Clay County Fair continues planning despite an increase in the county’s COVID-19 numbers

Local News

While the population of Spencer, Iowa is around 11 thousand people, the Clay County fair brings about 300 thousand people.

SPENCER, Iowa (KCAU) – Agriculture is a big part of the summer fair season, but this week both the Iowa State Fair and the Plymouth County Fair announced they will not be opening this year because of COVID-19 concerns and many other Siouxland fairs have yet to decide their fates.

While the population of Spencer, Iowa is around 11,000 people, the Clay County Fair brings about 300,000 people to the area.

That’s a great economic boom for the community, but with COVID-19, locals said they have mixed feelings about this year.

“The Clay County Fair, it’s amazing. It brings in 300,000 people every year which is great, but during a time of a national pandemic, it’s just not the best time, I think, to be bringing in that many people to such a small community,” said Amanda Green, Clay County Fair volunteer.

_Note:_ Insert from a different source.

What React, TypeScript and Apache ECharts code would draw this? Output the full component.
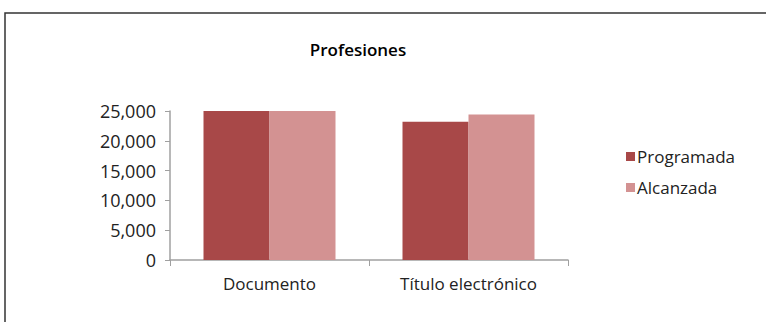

Green said though she loves attending and volunteering for the Clay County Fair, this year she has already decided she will not be participating.

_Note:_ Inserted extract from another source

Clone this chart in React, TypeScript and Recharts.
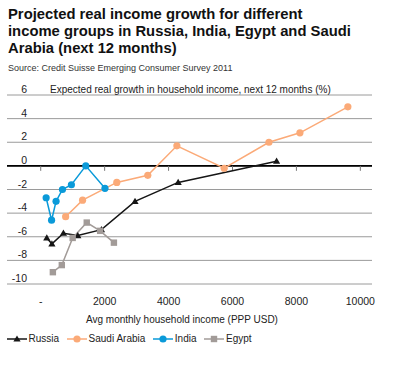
import { LineChart, Line, XAxis, YAxis, CartesianGrid, ReferenceLine } from 'recharts'

const russiaIncome = [190, 350, 710, 1160, 1900, 2950, 4300, 7380]
const russiaGrowth = [-6.1, -6.6, -5.7, -5.9, -5.4, -3.0, -1.4, 0.4]

const saudiIncome = [780, 1310, 2380, 3350, 4260, 5740, 7140, 8110, 9610]
const saudiGrowth = [-4.3, -2.9, -1.4, -0.8, 1.7, -0.2, 2.0, 2.8, 5.0]

const indiaIncome = [170, 340, 480, 680, 960, 1410, 2010]
const indiaGrowth = [-2.7, -4.6, -3.0, -2.0, -1.6, 0, -1.9]

const egyptIncome = [380, 660, 1000, 1440, 1860, 2290]
const egyptGrowth = [-9.0, -8.4, -6.1, -4.8, -5.5, -6.5]

const xTicks = [0, 2000, 4000, 6000, 8000, 10000]
const yTicks = [-10, -8, -6, -4, -2, 0, 2, 4, 6]

const RUSSIA = '#161616'
const SAUDI = '#FBAA78'
const INDIA = '#0A9AD9'
const EGYPT = '#A29B98'

const FONT = '"Liberation Sans", Arial, Helvetica, sans-serif'

function toPoints(xs: number[], ys: number[]) {
  return xs.map((x, i) => ({ income: x, growth: ys[i] }))
}

const series = [
  { name: 'Russia', color: RUSSIA, marker: 'triangle', data: toPoints(russiaIncome, russiaGrowth) },
  { name: 'Saudi Arabia', color: SAUDI, marker: 'circle', data: toPoints(saudiIncome, saudiGrowth) },
  { name: 'India', color: INDIA, marker: 'circle', data: toPoints(indiaIncome, indiaGrowth) },
  { name: 'Egypt', color: EGYPT, marker: 'square', data: toPoints(egyptIncome, egyptGrowth) },
]

function Marker({ cx, cy, color, marker }: { cx: number; cy: number; color: string; marker: string }) {
  if (marker === 'triangle') {
    return <path d={`M${cx},${cy - 3.6}L${cx + 3.6},${cy + 2.6}L${cx - 3.6},${cy + 2.6}Z`} fill={color} />
  }
  if (marker === 'square') {
    return <rect x={cx - 3.2} y={cy - 3.2} width={6.4} height={6.4} fill={color} />
  }
  return <circle cx={cx} cy={cy} r={3.6} fill={color} />
}

function XTick(props: any) {
  const { x, y, payload } = props
  return (
    <text x={x} y={y + 21} textAnchor="middle" fontSize={10.5} fill="#222" fontFamily={FONT}>
      {payload.value === 0 ? '-' : payload.value}
    </text>
  )
}

function YTick(props: any) {
  const { x, y, payload } = props
  return (
    <text x={x + 20} y={y - 2} textAnchor="end" fontSize={10.5} fill="#222" fontFamily={FONT}>
      {payload.value}
    </text>
  )
}

export default function App() {
  return (
    <div style={{ position: 'absolute', left: 0, top: 0, width: 405, height: 369, background: '#fff', fontFamily: FONT }}>
      <div style={{ position: 'absolute', left: 8, top: 6, fontSize: 14.8, lineHeight: '17px', fontWeight: 700, color: '#111' }}>
        <div>Projected real income growth for different</div>
        <div>income groups in Russia, India, Egypt and Saudi</div>
        <div>Arabia (next 12 months)</div>
      </div>
      <div style={{ position: 'absolute', left: 8, top: 63, fontSize: 9, color: '#333', whiteSpace: 'nowrap' }}>
        Source: Credit Suisse Emerging Consumer Survey 2011
      </div>

      <div style={{ position: 'absolute', left: 0, top: 0 }}>
        <LineChart width={405} height={369} margin={{ top: 95, right: 33, left: -20, bottom: 55 }}>
          <CartesianGrid vertical={false} stroke="#9a9a9a" strokeWidth={1} />
          <XAxis
            dataKey="income"
            type="number"
            domain={[-1055, 10365]}
            ticks={xTicks}
            allowDataOverflow
            axisLine={false}
            tickLine={false}
            tickSize={0}
            tickMargin={0}
            height={30}
            tick={<XTick />}
          />
          <YAxis
            dataKey="growth"
            type="number"
            domain={[-10, 6]}
            ticks={yTicks}
            width={27}
            axisLine={false}
            tickLine={false}
            tickSize={0}
            tickMargin={0}
            tick={<YTick />}
          />
          <ReferenceLine y={0} stroke="#000" strokeWidth={1.6} />
          {xTicks.map((t) => (
            <ReferenceLine
              key={t}
              segment={[{ x: t, y: 0 }, { x: t, y: -0.42 }]}
              stroke="#777"
              strokeWidth={1}
            />
          ))}
          {series.map((s) => (
            <Line
              key={s.name}
              data={s.data}
              dataKey="growth"
              name={s.name}
              stroke={s.color}
              strokeWidth={1.5}
              isAnimationActive={false}
              dot={(p: any) => <Marker key={`${s.name}-${p.index}`} cx={p.cx} cy={p.cy} color={s.color} marker={s.marker} />}
              activeDot={false}
            />
          ))}
        </LineChart>
      </div>

      <div style={{ position: 'absolute', left: 50, top: 84, fontSize: 10, color: '#222', whiteSpace: 'nowrap' }}>
        Expected real growth in household income, next 12 months (%)
      </div>
      <div style={{ position: 'absolute', left: 86, top: 314, fontSize: 10, color: '#222', whiteSpace: 'nowrap' }}>
        Avg monthly household income (PPP USD)
      </div>

      <div style={{ position: 'absolute', left: 7, top: 333, display: 'flex', alignItems: 'center', fontSize: 10, color: '#222', whiteSpace: 'nowrap' }}>
        {series.map((s) => (
          <div key={s.name} style={{ display: 'flex', alignItems: 'center', marginRight: 8 }}>
            <svg width={20} height={10} style={{ marginRight: 1.5 }}>
              <line x1={0} y1={5} x2={20} y2={5} stroke={s.color} strokeWidth={1.5} />
              <Marker cx={10} cy={5} color={s.color} marker={s.marker} />
            </svg>
            <span>{s.name}</span>
          </div>
        ))}
      </div>
    </div>
  )
}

“This is just very unusual times and it’s just time to make those considerations and try to make exceptions that are difficult to make but still try to be mindful of everybody,” added Green.

“It’s a very difficult challenge to try to put on a fair in this COVID-19 world, I guess I’ll call it. You have to balance, obviously, fairgoers’ safety. You have to balance the safety of all of your volunteers and staff members and people that really put the fair on and, then on top of that, you take all of the moving parts of the fair,” said Jeremy Parsons, CEO of the Clay County Fair.

Parsons said he continues to keep an eye on the number of COVID-19 cases in the community.

“We are a few weeks away from needing to make that decision. Right now, we are planning full-speed ahead, but also looking at ways to incorporate all the different COVID-19 health measures,” said Parsons.

Parsons isn’t the only one keeping an eye on the numbers. With millions of dollars at risk, the fair’s 9-day run can make or break a business budget.

“It does play a pretty good role as a boost to early September revenue, especially with being closed in April, which most of downtown was for the entire month. It would be nice to see that revenue, but again, our safety is really, really concerning,” said Kevin Rohan, owner of Game State in Spencer, Iowa.

“We have the art barn out there. It’s a little area for a few of our artists to sell some of their goods, do demonstrations on what they do, and how they do it. It’s important just to get that message out that these artists are here. They’re working hard,” said Ryan Odor, executive director of Arts on Grand.

For now, the picture isn’t clear whether the gates will swing open for the fair’s 104th edition.

Parsons said it seems about half of the community is expressing reservations, while the other half said for the local economy and for people’s enjoyment, it needs to happen.